Pattern B: Batch Verification for List Cleaning
Use this before campaigns, imports, migrations, or CRM enrichment. Batch verification benefits from retries and deeper checks.
- Queue architecture: push addresses into a job queue; process with idempotency keys; store raw responses for auditability.
- Retry strategy: retry DNS timeouts and SMTP 4xx with exponential backoff. Do not downgrade temporarily unavailable targets to “invalid.”
- Outcome mapping: segment your list into deliverable, risky, and undeliverable. Decide whether risky receives a warm-up sequence or double opt-in.
Pattern C: Progressive Verification
Progressive verification is a hybrid approach: run cheap checks first, then run deeper checks only when needed. This reduces cost and improves throughput.
- Step 1: syntax + domain existence.
- Step 2: MX and mail exchanger selection.
- Step 3: SMTP where policy requires high confidence.
- Step 4: risk scoring and policy enforcement.
Data Modeling: How to Store Results So They Remain Useful
If you are building a verification-backed system (signup protection or campaign hygiene), store more than a boolean. You want enough detail to explain decisions, reprocess intelligently, and analyze fraud or deliverability trends.
Recommended Fields (Conceptual)
- status: deliverable / undeliverable / risky / unknown
- sub_status: mailbox_not_found, domain_not_found, mx_missing, catch_all, greylisted, timeout, etc.
- checked_at: timestamp for cache validity
- smtp_code / smtp_message: for debugging (sanitize and store carefully)
- risk_score: normalized 0–100 with reasons
From an operations standpoint, re-verification should be time-based. Domains change, mail servers change behavior, and transient errors resolve. A sensible cache TTL can be hours to days depending on your business and volumes.

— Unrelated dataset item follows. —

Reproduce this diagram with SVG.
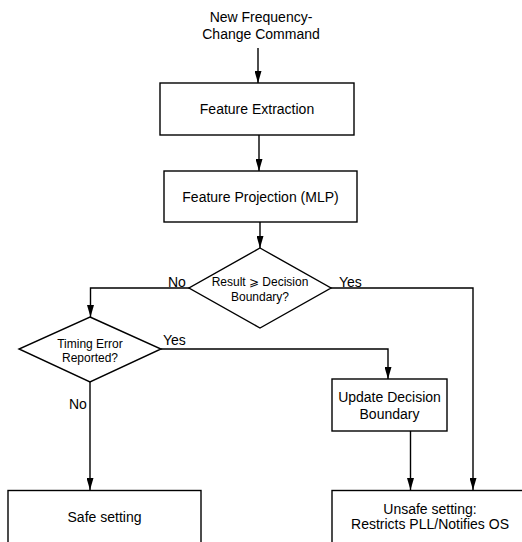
<svg xmlns="http://www.w3.org/2000/svg" width="522" height="542" viewBox="0 0 522 542">
<defs>
<style>
.t{font-family:"Liberation Sans",Arial,sans-serif;font-size:14px;fill:#000;text-anchor:middle}
.s{font-size:12px}
.l{font-family:"Liberation Sans",Arial,sans-serif;font-size:14px;fill:#000}
.b{fill:#fff;stroke:#000;stroke-width:1.4}
.c{fill:none;stroke:#000;stroke-width:1.4}
</style>
<marker id="ah" markerWidth="12" markerHeight="7" refX="12" refY="4" viewBox="0 0 12 8" preserveAspectRatio="none" orient="auto" markerUnits="userSpaceOnUse">
<path d="M0,0 L12,4 L0,8 Z" fill="#000"/>
</marker>
</defs>
<rect width="522" height="542" fill="#fff"/>
<g id="start">
<text class="t" x="261" y="22">New Frequency-</text>
<text class="t" x="261" y="39">Change Command</text>
</g>
<g id="connectors">
<line class="c" x1="258" y1="48" x2="258" y2="83" marker-end="url(#ah)"/>
<line class="c" x1="259" y1="135" x2="259" y2="171" marker-end="url(#ah)"/>
<line class="c" x1="260" y1="222" x2="260" y2="248" marker-end="url(#ah)"/>
<polyline class="c" points="189,288 90.5,288 90.5,317" marker-end="url(#ah)"/>
<polyline class="c" points="331,288 473,288 473,490" marker-end="url(#ah)"/>
<polyline class="c" points="161,349 388,349 388,379" marker-end="url(#ah)"/>
<line class="c" x1="90" y1="382" x2="90" y2="490" marker-end="url(#ah)"/>
<line class="c" x1="410.5" y1="431" x2="410.5" y2="490" marker-end="url(#ah)"/>
<text class="l" x="168" y="287">No</text>
<text class="l" x="339" y="287">Yes</text>
<text class="l" x="163" y="345">Yes</text>
<text class="l" x="69" y="409">No</text>
</g>
<g id="feature-extraction">
<rect class="b" x="160" y="83" width="194" height="52"/>
<text class="t" x="257" y="114">Feature Extraction</text>
</g>
<g id="feature-projection">
<rect class="b" x="164" y="171" width="193" height="51"/>
<text class="t" x="260.5" y="201.5">Feature Projection (MLP)</text>
</g>
<g id="decision">
<polygon class="b" points="260,248 331,288 260,328 189,288"/>
<text class="t s" x="260" y="286">Result ⩾ Decision</text>
<text class="t s" x="260" y="301">Boundary?</text>
</g>
<g id="timing-error">
<polygon class="b" points="90,317 161,349 90,382 19,349"/>
<text class="t s" x="90" y="347.5">Timing Error</text>
<text class="t s" x="90" y="362">Reported?</text>
</g>
<g id="update-boundary">
<rect class="b" x="332" y="379" width="115" height="52"/>
<text class="t" x="389.5" y="402">Update Decision</text>
<text class="t" x="389.5" y="419">Boundary</text>
</g>
<g id="safe">
<rect class="b" x="8" y="490.5" width="193" height="60"/>
<text class="t" x="104.5" y="522">Safe setting</text>
</g>
<g id="unsafe">
<rect class="b" x="332" y="490.5" width="196" height="60"/>
<text class="t" x="430" y="514">Unsafe setting:</text>
<text class="t" x="430" y="529">Restricts PLL/Notifies OS</text>
</g>
</svg>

Operational Pitfalls and How to Avoid Them
- Over-aggressive blocking: strict verification can reject legitimate users due to temporary network errors or provider defenses. Use “unknown” as a first-class state.

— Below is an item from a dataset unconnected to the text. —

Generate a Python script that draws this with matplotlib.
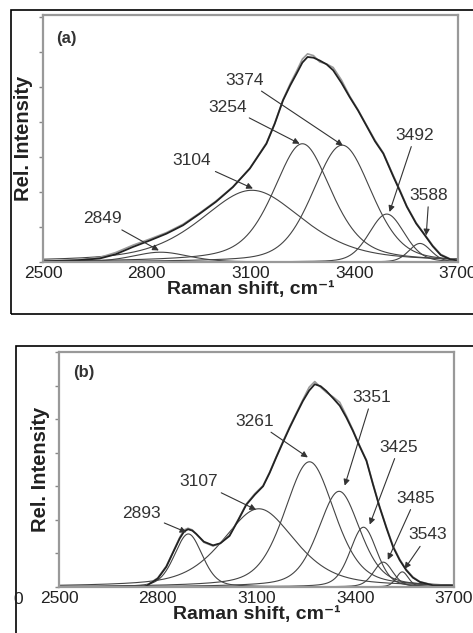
import numpy as np
import matplotlib
matplotlib.use("Agg")
import matplotlib.pyplot as plt
from matplotlib.patches import Rectangle

plt.rcParams['font.family'] = ['Liberation Sans', 'DejaVu Sans']

# panel (a): fitted bands (centre, height, half width, lorentz fraction)
a_centres = [2840, 3104, 3250, 3365, 3494, 3590]
a_heights = [0.28, 2.05, 3.38, 3.34, 1.37, 0.53]
a_hwhm = [95, 175, 100, 100, 60, 38]
a_eta = [0.3, 0.5, 0.5, 0.3, 0.2, 0.2]
a_labels = ['2849', '3104', '3254', '3374', '3492', '3588']
a_text_xy = [(2671, 1.23), (2931, 2.89), (3035, 4.43), (3084, 5.20), (3576, 3.63), (3616, 1.91)]
a_arrow_xy = [(2835, 0.33), (3107, 2.10), (3242, 3.38), (3367, 3.33), (3502, 1.43), (3608, 0.76)]
a_env_x = [2500, 2600, 2664, 2710, 2760, 2810, 2857, 2905, 2953, 3000, 3049, 3098, 3146,
           3170, 3194, 3215, 3233, 3250, 3265, 3282, 3300, 3320, 3339, 3363, 3387, 3411,
           3435, 3460, 3484, 3513, 3531, 3552, 3579, 3600, 3627, 3650, 3677, 3700]
a_env_y = [0.02, 0.05, 0.10, 0.22, 0.43, 0.62, 0.81, 1.05, 1.38, 1.72, 2.14, 2.67, 3.38,
           3.95, 4.62, 5.05, 5.38, 5.70, 5.86, 5.84, 5.76, 5.65, 5.48, 5.12, 4.71, 4.33,
           3.90, 3.45, 3.10, 2.44, 2.05, 1.58, 1.10, 0.82, 0.45, 0.20, 0.08, 0.04]
a_meas_y = [0.02, 0.06, 0.13, 0.27, 0.48, 0.66, 0.84, 1.08, 1.40, 1.74, 2.15, 2.68, 3.40,
            3.97, 4.64, 5.10, 5.45, 5.80, 5.95, 5.90, 5.72, 5.66, 5.56, 5.20, 4.74, 4.35,
            3.92, 3.48, 3.12, 2.47, 2.08, 1.60, 1.12, 0.84, 0.47, 0.22, 0.09, 0.05]

# panel (b)
b_centres = [2893, 3107, 3261, 3351, 3425, 3485, 3543]
b_heights = [1.58, 2.33, 3.73, 2.85, 1.78, 0.74, 0.45]
b_hwhm = [50, 130, 90, 75, 48, 35, 22]
b_eta = [0.3, 0.5, 0.4, 0.4, 0.3, 0.3, 0.3]
b_labels = ['2893', '3107', '3261', '3351', '3425', '3485', '3543']
b_text_xy = [(2749, 2.20), (2925, 3.13), (3095, 4.94), (3451, 5.65), (3533, 4.17), (3584, 2.65), (3621, 1.55)]
b_arrow_xy = [(2887, 1.63), (3099, 2.30), (3256, 3.86), (3368, 3.02), (3444, 1.86), (3499, 0.81), (3550, 0.54)]
b_env_x = [2750, 2765, 2800, 2826, 2850, 2867, 2880, 2892, 2905, 2917, 2940, 2968, 2990,
           3018, 3045, 3069, 3095, 3120, 3140, 3160, 3180, 3201, 3221, 3241, 3260, 3277,
           3295, 3312, 3333, 3353, 3373, 3393, 3413, 3434, 3454, 3474, 3495, 3515, 3535,
           3555, 3575, 3596, 3636, 3697]
b_env_y = [0.00, 0.03, 0.25, 0.60, 1.10, 1.45, 1.65, 1.72, 1.68, 1.58, 1.35, 1.24, 1.30,
           1.52, 2.00, 2.45, 2.75, 3.00, 3.40, 3.86, 4.30, 4.75, 5.15, 5.54, 5.85, 6.04,
           5.98, 5.84, 5.62, 5.40, 5.05, 4.65, 4.20, 3.76, 3.05, 2.38, 1.75, 1.19, 0.80,
           0.50, 0.28, 0.15, 0.05, 0.03]
b_meas_y = [0.00, 0.04, 0.27, 0.62, 1.12, 1.48, 1.70, 1.75, 1.70, 1.58, 1.33, 1.22, 1.30,
            1.54, 2.02, 2.47, 2.78, 3.02, 3.42, 3.88, 4.33, 4.78, 5.18, 5.58, 5.95, 6.12,
            5.95, 5.80, 5.66, 5.50, 5.10, 4.68, 4.22, 3.78, 3.08, 2.40, 1.78, 1.22, 0.83,
            0.52, 0.30, 0.16, 0.06, 0.03]

xticks = [2500, 2800, 3100, 3400, 3700]
x = np.linspace(2500, 3700, 1201)


def band(c, h, w, eta):
    d = (x - c) / w
    return h * (eta / (1 + d ** 2) + (1 - eta) * np.exp(-np.log(2) * d ** 2))


def panel(ax, tag, tag_xy, centres, heights, hwhm, eta, labels, text_xy, arrow_xy,
          ex, ey, my, ylab_x):
    for c, h, w, e in zip(centres, heights, hwhm, eta):
        ax.plot(x, band(c, h, w, e), color='#444444', lw=0.8)
    ax.plot(ex, my, color='#9a9a9a', lw=1.2)
    ax.plot(ex, ey, color='#222222', lw=1.3)
    for lab, txy, axy in zip(labels, text_xy, arrow_xy):
        ax.annotate(lab, xy=axy, xytext=txy, ha='center', va='center',
                    fontsize=12.5, color='#333333',
                    arrowprops=dict(arrowstyle='-|>', color='#333333', lw=0.8,
                                    mutation_scale=9, shrinkA=1, shrinkB=0))
    ax.text(tag_xy[0], tag_xy[1], tag, fontsize=12, fontweight='bold', color='#333333',
            ha='center', va='center')
    ax.set_xlim(2500, 3700)
    ax.set_xticks(xticks)
    ax.set_yticks(range(8))
    ax.set_yticklabels([])
    ax.tick_params(axis='x', length=0, labelsize=12.5, labelcolor='#222222', pad=3)
    ax.tick_params(axis='y', length=3, color='#888888', width=1)
    for sp in ax.spines.values():
        sp.set_color('#999999')
        sp.set_linewidth(1.6)
    ax.set_xlabel('Raman shift, cm\u207b\u00b9', fontsize=14, fontweight='bold',
                  color='#222222', labelpad=0)
    ax.set_ylabel('Rel. Intensity', fontsize=14.5, fontweight='bold', color='#222222')
    ax.yaxis.set_label_coords(ylab_x, 0.5)


fig = plt.figure(figsize=(4.73, 6.33), dpi=100)

axa = fig.add_axes([0.0909, 0.5861, 0.8774, 0.3902])
panel(axa, '(a)', (2567, 6.4), a_centres, a_heights, a_hwhm, a_eta, a_labels,
      a_text_xy, a_arrow_xy, a_env_x, a_env_y, a_meas_y, -0.024)
axa.set_ylim(0, 7.06)

axb = fig.add_axes([0.1247, 0.0727, 0.8351, 0.3712])
panel(axb, '(b)', (2576, 6.4), b_centres, b_heights, b_hwhm, b_eta, b_labels,
      b_text_xy, b_arrow_xy, b_env_x, b_env_y, b_meas_y, -0.0228)
axb.set_ylim(0, 7.0)

# stray clipped label at the left of panel (b)
fig.text(18 / 473, 1 - 600 / 633, '0', fontsize=12.5, color='#222222', ha='center', va='center')

# outer frames around each panel
fig.add_artist(Rectangle((11 / 473, 1 - 314 / 633), 1.2, 304 / 633, transform=fig.transFigure,
                         fill=False, ec='black', lw=1.2))
fig.add_artist(Rectangle((16 / 473, -0.2), 1.2, 0.2 + 1 - 346 / 633, transform=fig.transFigure,
                         fill=False, ec='black', lw=1.2))

fig.savefig('out.png', dpi=100)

- Concurrency without controls: high parallel SMTP probing can trigger throttling, IP reputation harm, or inaccurate results. Respect rate limits and provider behavior.
- Assuming verification equals deliverability: a deliverable mailbox can still land in spam if your sending domain/IP is poorly warmed or your content triggers filters.
- Ignoring complaint risk: role accounts and low-intent signups can increase spam complaints even if addresses are technically deliverable.
Practical Decisioning: Turning Results Into Business Outcomes
The most effective systems treat verification as an input to policy. Here is a common approach:
- Deliverable: accept; proceed normally.
- Risky: accept with friction (double opt-in, CAPTCHA, SMS step-up, or delayed activation).
- Unknown: accept conditionally; send confirmation email; re-verify asynchronously.
- Undeliverable: reject and request correction.
This policy-driven approach is what allows you to maximize conversion while still protecting deliverability. Verification should reduce waste and reputation damage without becoming a blunt instrument that blocks real customers.
Conclusion
Email verification is a multi-signal classification problem implemented as a layered pipeline: syntax and normalization, DNS and MX evaluation, SMTP handshake interpretation, catch-all detection, and risk modeling. The “best” integration depends on whether you are protecting a signup funnel, cleaning a marketing list, or both. If you store rich outcomes (status + sub-status + timestamps) and apply a policy layer that respects uncertainty, verification becomes a measurable lever for higher inbox placement, lower bounce rates, and better-quality leads.